3 Section 37 is amended
(a) by striking out "282 (3) and 305 (2)" and substituting "282 (3), 305 (2) and 364 (1)",
(b) by striking out "the certificate of amalgamation" and substituting "the certificate of amalgamation, the certificate of restoration", and
(c) in paragraph (a) by striking out "an amalgamation" and substituting "an amalgamation, has been duly restored".
4 The following section is added to Part 14:
41.1 If a pre-existing company wishing to file with the registrar a post-restoration transition application under section 370 (1) (a) of the Act or a transition application under section 436 (1) (a) of the Act has shares that do not have an identifying name, those shares must, despite sections 54 (3) (c), 371 (2) (b) (vi) and 437 (2) (b) (viii) of the Act, be given a unique identifying name in the notice of articles that is contained within that post-restoration transition application or transition application, as the case may be.
5 Article 4.1 of Table 1 is amended by striking out "recorded or".
6 Article 7.4 of Table 1 is amended by striking out "general meeting" and substituting "meeting of shareholders".
7 Article 10.3 (a) of Table 1 is amended by adding "or appoint" after "elect".
8 Article 11.11 of Table 1 is amended by striking out "If there is only one director," and substituting "If, in accordance with Article 10.1, the number of directors is one,".
9 Article 19.1 of Table 1 is amended by adding "registered" after "joint" in both places.
10 Article S1.1 of Table 2 is amended by adding the following definition:
"information circular" means an information circular in Form 22 of the Company Act, 1996 as it read immediately before its repeal; .
11 Article S4.3 of Table 2 is amended by striking out "general meeting" and substituting "meeting of shareholders".
12 Article S7.1 is amended by striking out "advance notice of a meeting" and substituting "advance notice of a meeting of shareholders".

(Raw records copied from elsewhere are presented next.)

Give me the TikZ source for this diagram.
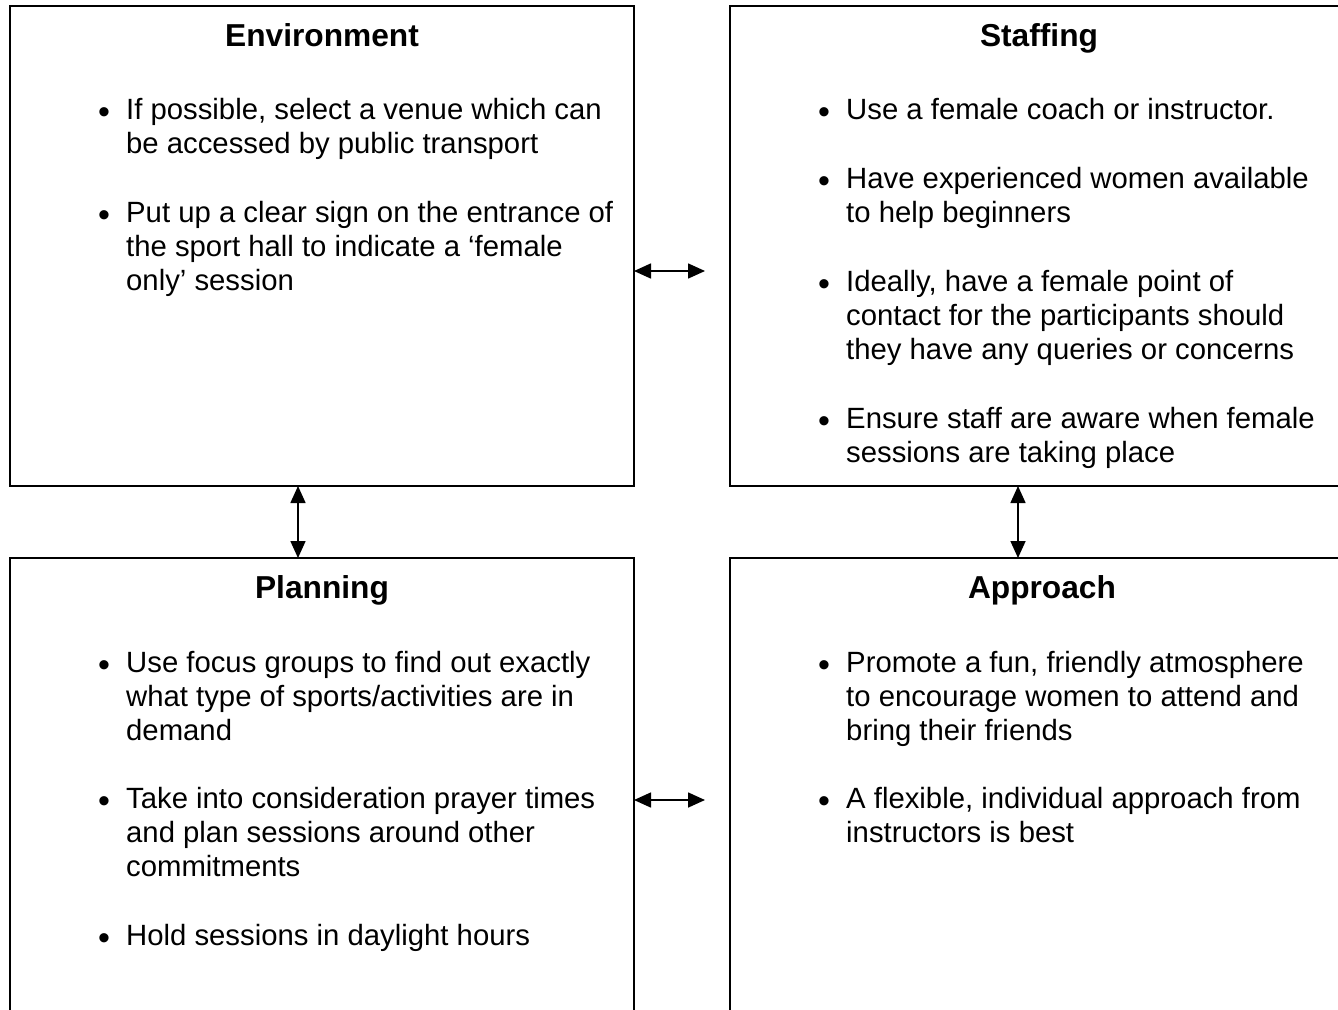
\documentclass[tikz,border=0pt]{standalone}
\usepackage{fontspec}
\setmainfont{Liberation Sans}
\usetikzlibrary{arrows.meta}

% one bullet point: text lines separated by \\, first line on the node's baseline
\newcommand\itemlines[1]{\begin{tabular}[t]{@{}l@{}}#1\end{tabular}}
\newcommand\bulletpoint[4]{%
  \node[itm] (#1) at (#2,#3) {\itemlines{#4}};
  \node[bul] (#1-b) at ([xshift=-22pt,yshift=3pt]#1.base west) {\textbullet};
}

\begin{document}
\begin{tikzpicture}[x=1pt,y=-1pt,
  box/.style={draw, line width=1.4pt, rectangle, outer sep=0pt, inner sep=0pt, anchor=north west},
  title/.style={anchor=base, inner sep=0pt, font=\fontsize{31.7pt}{36pt}\selectfont\bfseries},
  itm/.style={anchor=base west, inner sep=0pt, font=\fontsize{29.3pt}{34.3pt}\selectfont},
  bul/.style={anchor=center, inner sep=0pt, font=\fontsize{34pt}{40pt}\selectfont},
  conn/.style={line width=1.6pt, {Triangle[length=17pt,width=15pt]}-{Triangle[length=17pt,width=15pt]}}
]
\useasboundingbox (0,0) rectangle (1338,1009);
\fill[white] (0,0) rectangle (1338,1009);

% the four panels
\node[box, minimum width=624pt, minimum height=480pt] (env) at (10,6) {};
\node[box, minimum width=620pt, minimum height=480pt] (staff) at (730,6) {};
\node[box, minimum width=624pt, minimum height=470pt] (plan) at (10,558) {};
\node[box, minimum width=620pt, minimum height=470pt] (appr) at (730,558) {};

% headings
\node[title] (env-t) at (322,46) {Environment};
\node[title] (staff-t) at (1039,46) {Staffing};
\node[title] (plan-t) at (322,598) {Planning};
\node[title] (appr-t) at (1042,598) {Approach};

% Environment
\bulletpoint{e1}{126}{119}{If possible, select a venue which can\\be accessed by public transport}
\bulletpoint{e2}{126}{222}{Put up a clear sign on the entrance of\\the sport hall to indicate a ‘female\\only’ session}

% Staffing
\bulletpoint{s1}{846}{119}{Use a female coach or instructor.}
\bulletpoint{s2}{846}{188}{Have experienced women available\\to help beginners}
\bulletpoint{s3}{846}{291}{Ideally, have a female point of\\contact for the participants should\\they have any queries or concerns}
\bulletpoint{s4}{846}{428}{Ensure staff are aware when female\\sessions are taking place}

% Planning
\bulletpoint{p1}{126}{672}{Use focus groups to find out exactly\\what type of sports/activities are in\\demand}
\bulletpoint{p2}{126}{808}{Take into consideration prayer times\\and plan sessions around other\\commitments}
\bulletpoint{p3}{126}{945}{Hold sessions in daylight hours}

% Approach
\bulletpoint{a1}{846}{672}{Promote a fun, friendly atmosphere\\to encourage women to attend and\\bring their friends}
\bulletpoint{a2}{846}{808}{A flexible, individual approach from\\instructors is best}

% connectors
\coordinate (h1) at (705,271);
\coordinate (h2) at (705,800);
\draw[conn] (env.east |- h1) -- (h1);
\draw[conn] (plan.east |- h2) -- (h2);
\draw[conn] ([xshift=-24pt]env.south) -- ([xshift=-24pt]plan.north);
\draw[conn] ([xshift=-22pt]staff.south) -- ([xshift=-22pt]appr.north);
\end{tikzpicture}
\end{document}
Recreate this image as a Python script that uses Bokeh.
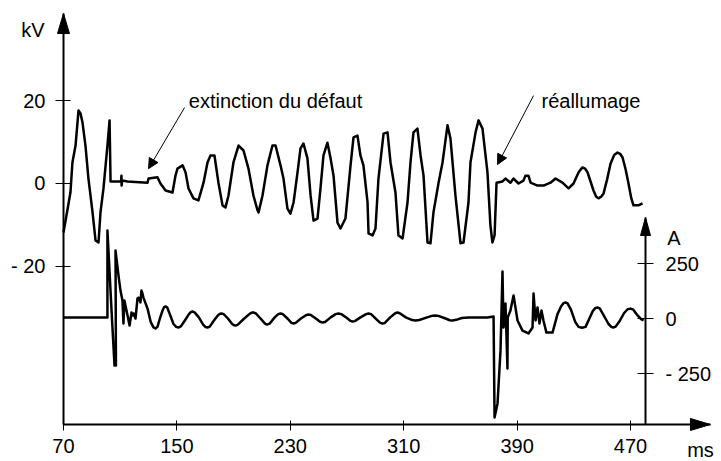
from bokeh.plotting import figure
from bokeh.models import Range1d, LinearAxis, FixedTicker, Arrow, NormalHead, Label
from bokeh.core.properties import value
from bokeh.embed import file_html
from bokeh.resources import INLINE

FONT = "Liberation Sans"
FS = "20px"

# ---------------- data ----------------
volt_ms = [70.0, 74.9, 76.3, 78.5, 80.6, 82.0, 83.4, 85.5, 87.6, 90.5, 92.6, 94.7, 96.1, 98.2,
           101.0, 102.5, 103.2, 110.2, 110.6, 110.9, 111.0, 111.4, 115.2, 129.3, 130.0, 136.3,
           138.4, 142.0, 146.9, 149.0, 150.4, 154.0, 156.1, 158.2, 161.7, 165.2, 168.8, 171.6,
           173.7, 176.5, 179.3, 182.2, 184.3, 186.4, 189.9, 193.5, 197.0, 200.5, 204.0, 206.9,
           207.6, 210.4, 213.9, 217.4, 219.6, 223.1, 225.2, 228.0, 230.1, 232.3, 235.1, 237.2,
           239.3, 242.1, 244.3, 246.4, 249.2, 251.3, 253.4, 256.2, 258.4, 260.5, 263.3, 265.4,
           268.9, 272.5, 274.6, 277.4, 279.5, 281.6, 284.5, 285.2, 288.0, 290.1, 292.2, 295.8,
           298.6, 300.7, 304.2, 306.3, 309.2, 312.7, 314.8, 316.9, 319.7, 321.9, 324.0, 326.8,
           328.9, 331.0, 334.6, 337.4, 340.9, 343.0, 346.5, 350.1, 352.2, 355.7, 357.1, 360.7,
           362.8, 365.6, 369.1, 371.2, 372.6, 374.1, 375.5, 379.7, 381.8, 385.3, 387.5, 391.0,
           394.5, 395.9, 398.0, 399.5, 404.4, 408.6, 413.6, 417.1, 422.0, 426.3, 429.8, 433.5,
           436.1, 438.0, 439.7, 442.0, 443.9, 445.8, 447.4, 449.3, 451.0, 453.5, 455.9, 458.5,
           460.8, 462.7, 464.4, 466.5, 468.6, 470.5, 472.1, 475.6, 478.5]
volt_kv = [-11.9, -2.2, 5.1, 9.2, 17.7, 17.0, 14.8, 9.2, 1.2, -7.0, -13.8, -14.3, -7.0, -1.2,
           9.2, 15.3, 0.5, 0.5, 0.5, 1.9, -0.5, 0.7, 0.5, 0.2, 1.2, 1.5,
           0.0, -1.7, -2.2, 1.9, 3.6, 4.4, 2.7, -1.2, -3.6, -4.1, 0.2, 5.1,
           6.8, 6.8, 0.2, -5.3, -5.8, -2.9, 5.1, 9.2, 8.0, 3.6, -2.9, -6.5,
           -7.0, -2.9, 4.4, 9.2, 9.2, 4.4, 1.2, -6.1, -7.3, -4.6, 2.7, 8.5,
           9.7, 6.1, -2.9, -9.0, -8.5, -1.2, 6.8, 9.9, 6.1, 1.9, -9.5, -10.9,
           -8.5, 4.4, 11.2, 11.6, 6.8, 4.4, -4.6, -12.1, -12.6, -10.9, 1.2, 12.1,
           12.4, 5.1, -2.2, -12.6, -13.3, -4.6, 5.1, 12.4, 13.3, 6.8, 1.9, -14.3,
           -14.5, -7.0, 0.2, 5.1, 14.1, 10.9, -2.9, -14.5, -14.3, -4.6, 5.1, 12.4,
           15.3, 13.3, 2.7, -10.2, -14.3, -12.6, 0.2, 0.5, 1.2, 0.2, 1.2, 0.0,
           0.7, 1.9, 1.9, 0.2, -0.5, -0.5, 0.2, 1.2, 0.2, -1.2, 0.0, 2.8,
           3.9, 3.6, 2.7, 0.3, -1.7, -3.2, -3.6, -3.2, -2.4, 1.0, 4.8, 6.9,
           7.5, 7.2, 6.3, 3.5, 0.0, -3.5, -5.3, -5.3, -4.8]

curr_ms = [70.0, 101.0, 101.0, 103.9, 106.0, 107.0, 106.7, 108.8, 110.2, 111.6, 112.3, 113.0,
           113.7, 115.2, 116.6, 118.0, 118.7, 119.4, 120.8, 122.2, 122.9, 124.3, 125.0, 125.7,
           126.4, 129.3, 131.5, 133.5, 134.9, 136.3, 138.0, 139.8, 141.0, 142.0, 143.2, 145.0,
           147.6, 149.5, 151.1, 152.8, 155.5, 158.5, 160.0, 161.0, 162.5, 165.5, 168.5, 170.2,
           171.6, 173.2, 176.0, 179.0, 180.5, 181.5, 183.0, 186.0, 189.0, 190.5, 191.4, 193.0,
           197.5, 201.5, 203.0, 204.0, 205.5, 209.0, 212.0, 213.2, 213.9, 215.5, 219.0, 221.5,
           223.1, 224.5, 228.0, 230.8, 232.3, 233.8, 237.5, 241.0, 242.8, 244.5, 248.0, 251.0,
           252.7, 254.5, 258.5, 262.0, 264.0, 266.0, 270.0, 272.5, 273.9, 275.5, 279.5, 283.5,
           285.2, 287.0, 291.0, 293.5, 295.0, 296.5, 300.5, 304.0, 305.6, 307.2, 311.5, 316.0,
           318.3, 321.0, 326.5, 330.5, 332.4, 334.5, 339.5, 342.5, 344.4, 347.0, 351.0, 356.0,
           362.1, 369.1, 373.4, 374.1, 376.2, 378.3, 379.7, 380.4, 381.8, 383.2, 383.4, 385.3,
           387.5, 390.3, 393.8, 398.0, 400.9, 401.6, 403.0, 404.4, 405.8, 407.2, 408.6, 410.7,
           415.0, 418.5, 421.0, 422.8, 424.1, 425.5, 428.0, 431.0, 433.3, 435.8, 438.3, 441.0,
           443.5, 445.3, 446.7, 448.3, 451.5, 454.5, 456.5, 457.8, 459.5, 462.5, 465.5, 468.0,
           470.0, 472.0, 475.0, 477.5, 479.2]
curr_a = [5, 5, 400, 36, -214, -214, 309, 195, 127, 82, -23, 82,
          59, 14, -32, 27, 14, 23, 0, 91, 95, 73, 127, 114,
          95, 45, -15, -40, -45, -38, 0, 35, 52, 55, 50, 20,
          -25, -38, -41, -36, -10, 20, 30, 32, 28, 5, -28, -39,
          -41, -37, -10, 15, 22, 23, 20, 0, -25, -31, -32, -28,
          0, 22, 27, 27, 24, 0, -22, -27, -27, -23, 5, 20,
          23, 21, 0, -20, -23, -20, 0, 15, 18, 16, 0, -15,
          -18, -16, 5, 20, 23, 20, 2, -11, -14, -12, 5, 20,
          23, 20, -5, -20, -23, -21, 5, 24, 27, 24, 5, -7,
          -9, -7, 5, 13, 14, 12, 0, -8, -9, -6, 2, 5,
          4, 5, 9, -450, -386, -145, 214, -41, 68, -227, 5, 36,
          105, -9, -55, -68, -41, 114, -9, 50, -23, 36, -9, -64,
          -64, 20, 55, 70, 73, 70, 40, -15, -38, -42, -38, 0,
          35, 48, 50, 46, 10, -25, -38, -41, -37, -10, 25, 42,
          45, 40, 14, -3, -9]

x_ticks = [70, 150, 230, 310, 390, 470]
kv_ticks = [-20, 0, 20]
kv_tick_labels = {-20: "- 20", 0: "0", 20: "20"}
a_ticks = [-250, 0, 250]
a_tick_labels = {-250: "- 250", 0: "0", 250: "250"}

notes_text = ["extinction du défaut", "réallumage"]
notes_x = [219.6, 442.1]
notes_y = [20.1, 20.1]
pointer_x0 = [155.4, 401.6]
pointer_y0 = [18.4, 21.3]
pointer_x1 = [130.0, 376.2]
pointer_y1 = [3.6, 4.6]

units_text = ["kV", "A", "ms"]
units_x = [48.5, 500.7, 528.8]
units_y = [37.3, -13.3, -64.6]
units_align = ["center", "center", "right"]

# ---------------- layout constants ----------------
X_RANGE = (25.56, 534.2)
KV_RANGE = (-67.39, 44.36)
A_RANGE = (-650.0, 1445.5)
X_AXIS_KV = -58.42
Y_AXIS_MS = 70.0
X_TIP = 526.4
KV_TIP = 41.2
A_AXIS_MS = 480.6
A_TIP = 459.0
A_BOTTOM = -481.8
PX_MS = 1.4175
PX_KV = 4.125
PX_A = 0.22

p = figure(width=721, height=461, x_range=Range1d(*X_RANGE), y_range=Range1d(*KV_RANGE),
           output_backend="svg", toolbar_location=None, min_border=0)
p.extra_y_ranges = {"amps": Range1d(*A_RANGE)}
p.outline_line_color = None
p.xgrid.visible = False
p.ygrid.visible = False
p.background_fill_color = "white"
p.border_fill_color = "white"


def style_axis(ax, ticks, overrides, tin, tout, standoff):
    ax.ticker = FixedTicker(ticks=ticks)
    if overrides:
        ax.major_label_overrides = overrides
    ax.axis_line_width = 2
    ax.axis_line_color = "black"
    ax.major_tick_line_color = "black"
    ax.major_tick_line_width = 1
    ax.major_tick_in = tin
    ax.major_tick_out = tout
    ax.minor_tick_line_color = None
    ax.major_label_text_font = FONT
    ax.major_label_text_font_size = FS
    ax.major_label_text_color = "black"
    ax.major_label_standoff = standoff


xa = p.xaxis[0]
xa.fixed_location = X_AXIS_KV
xa.bounds = (Y_AXIS_MS, X_TIP)
style_axis(xa, x_ticks, None, 4, 6, 9)

ya = p.yaxis[0]
ya.fixed_location = Y_AXIS_MS
ya.bounds = (X_AXIS_KV, KV_TIP)
style_axis(ya, kv_ticks, kv_tick_labels, 7, 8, 10)

ra = LinearAxis(y_range_name="amps", fixed_location=A_AXIS_MS, bounds=(A_BOTTOM, A_TIP))
style_axis(ra, a_ticks, a_tick_labels, 8, 8, 12)
p.add_layout(ra, "right")

# arrow heads of the axes
L, HW = 20, 6
p.patches(
    [[Y_AXIS_MS, Y_AXIS_MS - HW / PX_MS, Y_AXIS_MS + HW / PX_MS],
     [X_TIP, X_TIP - L / PX_MS, X_TIP - L / PX_MS]],
    [[KV_TIP, KV_TIP - L / PX_KV, KV_TIP - L / PX_KV],
     [X_AXIS_KV, X_AXIS_KV + HW / PX_KV, X_AXIS_KV - HW / PX_KV]],
    fill_color="black", line_color="black", line_width=1)
p.patch([A_AXIS_MS, A_AXIS_MS - 5 / PX_MS, A_AXIS_MS + 5 / PX_MS],
        [A_TIP, A_TIP - 18 / PX_A, A_TIP - 18 / PX_A],
        y_range_name="amps", fill_color="black", line_color="black", line_width=1)

# curves
p.line(volt_ms, volt_kv, line_color="black", line_width=2.5, line_join="round")
p.line(curr_ms, curr_a, y_range_name="amps", line_color="black", line_width=2.5, line_join="round")

# annotations
p.text(x=notes_x, y=notes_y, text=notes_text, text_font=value(FONT), text_font_size=value(FS),
       text_align="center", text_baseline="alphabetic", text_color="black")
for x0, y0, x1, y1 in zip(pointer_x0, pointer_y0, pointer_x1, pointer_y1):
    p.add_layout(Arrow(end=NormalHead(size=10, fill_color="black", line_color="black", line_width=1),
                       x_start=x0, y_start=y0, x_end=x1, y_end=y1,
                       line_color="black", line_width=1))

for t, x, y, a in zip(units_text, units_x, units_y, units_align):
    p.add_layout(Label(x=x, y=y, text=t, text_font=FONT, text_font_size=FS,
                       text_align=a, text_baseline="alphabetic", text_color="black"))

open("out.html", "w").write(file_html(p, INLINE))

13 The following article is added to Table 2:
S7.1.1 The Company, not less than 56 days before it holds a meeting of shareholders at which a director is to be elected or appointed, must publish in the manner set out in Article S7.1 an advance notice of the meeting that
(a) gives the date of the meeting,
(b) invites written nominations for directors signed by shareholders holding in the aggregate not less than 10% of the shares that may be voted at the meeting,
(c) states that, if any nomination referred to in paragraph (b) is delivered to the registered office of the Company not less than 35 days before the date of the meeting, accompanied by the information as to the nominee required to be furnished in the information circular, the Company will include the name of the nominee in the form of proxy and the information as to the nominee in the information circular sent by the management of the Company under Articles S3.2 and S4.1,
(d) gives the mailing address and delivery address of the registered office of the Company, and
(e) gives the qualifications for director provided by the Act and by these articles.
14 Article S8.2 of Table 2 is amended by striking out "Articles S4.1 and S4.2" and substituting "Article S4.1".